Jeff Neuman, the editor who (after five rejections from other publishers) who bought my proposal for the book for McMillan and Company, kept trying to get me to take out all the weather references. “People don’t need to know what the weather was every single day you were there,” he said.

“Yes they do,” I said. “Bob Woodward says they do.”

To be honest, I’ve never been a big fan of snow.

I know people romanticize it all the time, “winter wonderlands et al,” and if you watch movies like, “White Christmas,” you’d think there’s nothing better than snow. I just don’t see it that way. It may look pretty on TV and, I’m like everyone else, I remember sledding as a kid (In Riverside Park, right near the 79th street boat basin there was a great hill) and loving it. Now, snow is a nuisance at best and frightening at worst.

I don’t mind cold. The two mornings I was at West Point I happily got up in the morning and walked around the post for an hour in temperatures that never got much above 20 degrees.

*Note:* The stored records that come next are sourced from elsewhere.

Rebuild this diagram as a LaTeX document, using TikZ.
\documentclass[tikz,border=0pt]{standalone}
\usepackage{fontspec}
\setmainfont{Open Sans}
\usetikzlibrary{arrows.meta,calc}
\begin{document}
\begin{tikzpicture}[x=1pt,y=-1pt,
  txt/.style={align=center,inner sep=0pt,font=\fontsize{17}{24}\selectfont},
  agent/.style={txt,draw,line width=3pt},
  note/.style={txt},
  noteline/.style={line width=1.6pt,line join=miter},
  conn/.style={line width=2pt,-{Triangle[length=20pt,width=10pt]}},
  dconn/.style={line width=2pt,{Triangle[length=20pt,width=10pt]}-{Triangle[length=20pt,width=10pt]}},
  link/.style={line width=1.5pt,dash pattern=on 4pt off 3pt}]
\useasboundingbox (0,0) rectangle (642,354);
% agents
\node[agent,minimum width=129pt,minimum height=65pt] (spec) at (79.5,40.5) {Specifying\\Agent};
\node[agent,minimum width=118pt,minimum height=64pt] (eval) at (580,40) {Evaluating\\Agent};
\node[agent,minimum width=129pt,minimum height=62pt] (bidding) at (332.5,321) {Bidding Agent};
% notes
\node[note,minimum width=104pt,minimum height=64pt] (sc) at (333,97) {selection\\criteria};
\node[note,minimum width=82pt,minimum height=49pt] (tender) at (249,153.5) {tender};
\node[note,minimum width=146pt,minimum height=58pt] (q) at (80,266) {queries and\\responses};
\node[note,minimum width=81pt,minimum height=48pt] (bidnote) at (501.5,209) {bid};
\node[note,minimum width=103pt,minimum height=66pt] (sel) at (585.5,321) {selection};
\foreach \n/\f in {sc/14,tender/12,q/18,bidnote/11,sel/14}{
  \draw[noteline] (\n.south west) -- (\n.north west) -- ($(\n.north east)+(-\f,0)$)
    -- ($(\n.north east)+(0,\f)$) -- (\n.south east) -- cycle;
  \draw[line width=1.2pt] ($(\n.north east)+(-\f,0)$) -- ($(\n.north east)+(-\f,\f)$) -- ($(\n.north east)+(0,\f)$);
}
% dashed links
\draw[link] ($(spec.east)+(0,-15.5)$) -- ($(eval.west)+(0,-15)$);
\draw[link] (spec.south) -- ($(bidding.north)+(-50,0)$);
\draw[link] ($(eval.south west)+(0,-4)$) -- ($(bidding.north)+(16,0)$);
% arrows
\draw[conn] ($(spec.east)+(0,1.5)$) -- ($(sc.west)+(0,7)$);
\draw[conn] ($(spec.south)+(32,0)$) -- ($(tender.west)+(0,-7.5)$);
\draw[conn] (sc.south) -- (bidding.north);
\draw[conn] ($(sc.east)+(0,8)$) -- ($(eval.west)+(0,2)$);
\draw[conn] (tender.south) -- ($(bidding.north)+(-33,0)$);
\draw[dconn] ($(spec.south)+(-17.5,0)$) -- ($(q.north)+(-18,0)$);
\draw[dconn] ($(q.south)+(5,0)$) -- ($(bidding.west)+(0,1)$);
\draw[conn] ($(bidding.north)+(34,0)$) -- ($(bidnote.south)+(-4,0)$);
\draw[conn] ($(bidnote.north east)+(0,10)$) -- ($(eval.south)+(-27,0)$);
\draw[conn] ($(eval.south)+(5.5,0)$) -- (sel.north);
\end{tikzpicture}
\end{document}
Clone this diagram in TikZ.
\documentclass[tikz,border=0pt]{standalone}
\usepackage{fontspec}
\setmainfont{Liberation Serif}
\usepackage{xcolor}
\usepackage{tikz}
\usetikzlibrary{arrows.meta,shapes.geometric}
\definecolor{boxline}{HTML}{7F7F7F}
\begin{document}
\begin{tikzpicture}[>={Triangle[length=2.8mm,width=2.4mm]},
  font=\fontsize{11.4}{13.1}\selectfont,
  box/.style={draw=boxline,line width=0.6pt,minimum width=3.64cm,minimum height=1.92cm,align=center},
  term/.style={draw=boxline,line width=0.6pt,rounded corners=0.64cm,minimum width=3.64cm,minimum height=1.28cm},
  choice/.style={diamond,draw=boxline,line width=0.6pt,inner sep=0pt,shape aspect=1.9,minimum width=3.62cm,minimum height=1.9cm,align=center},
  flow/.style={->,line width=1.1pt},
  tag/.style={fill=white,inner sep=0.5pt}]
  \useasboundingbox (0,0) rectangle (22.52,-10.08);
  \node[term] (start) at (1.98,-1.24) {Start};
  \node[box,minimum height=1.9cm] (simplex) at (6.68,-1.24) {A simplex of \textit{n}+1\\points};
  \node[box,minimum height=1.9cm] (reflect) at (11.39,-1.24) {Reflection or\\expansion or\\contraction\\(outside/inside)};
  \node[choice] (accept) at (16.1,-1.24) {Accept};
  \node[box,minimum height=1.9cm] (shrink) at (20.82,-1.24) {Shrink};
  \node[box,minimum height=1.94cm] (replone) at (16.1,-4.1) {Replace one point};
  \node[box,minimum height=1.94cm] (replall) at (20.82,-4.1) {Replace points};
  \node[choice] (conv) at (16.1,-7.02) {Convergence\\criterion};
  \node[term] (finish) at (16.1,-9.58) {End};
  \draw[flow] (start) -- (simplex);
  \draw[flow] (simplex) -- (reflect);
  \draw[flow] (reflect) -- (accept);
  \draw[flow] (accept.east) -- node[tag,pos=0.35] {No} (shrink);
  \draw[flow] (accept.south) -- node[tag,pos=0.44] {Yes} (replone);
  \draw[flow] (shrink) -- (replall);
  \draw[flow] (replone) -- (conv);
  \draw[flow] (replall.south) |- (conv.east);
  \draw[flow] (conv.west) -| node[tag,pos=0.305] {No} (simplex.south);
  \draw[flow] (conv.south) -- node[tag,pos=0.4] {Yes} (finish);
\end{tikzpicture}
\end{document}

That’s fine. I also know there are people who will say, ‘hey, what’s wrong with a couple of days at home, sitting in front of a fire, taking it easy.

When I hear stuff like that I think of something Gary Williams said to me a few years ago. Maryland had ended its season with an embarrassing first round loss in the NIT at home against Manhattan. I called Gary that night just to see how he was doing. The next day he called me back.

“Hey, sorry I just got your message,” he said. “I drove right to my beach house (in Delaware) after the game to get away.”

“Good idea,” I said. “A few days just walking on the beach will do you some good.”

“John,” he said. “There are only so many days you can walk on the damn beach before you lose your mind.”

He’d been there 24 hours.

To be honest, I’m the same way. Sitting at home in front of a fire at night watching the Islanders (they finally won a game last night!) is fine. But one night in a row—maybe two—is enough for me. There are games to go to, work to be done, places to go.

I won’t be going anyplace for the next couple of days. No games, no work, nothing. I can’t stand it. And I still need a Sunday column.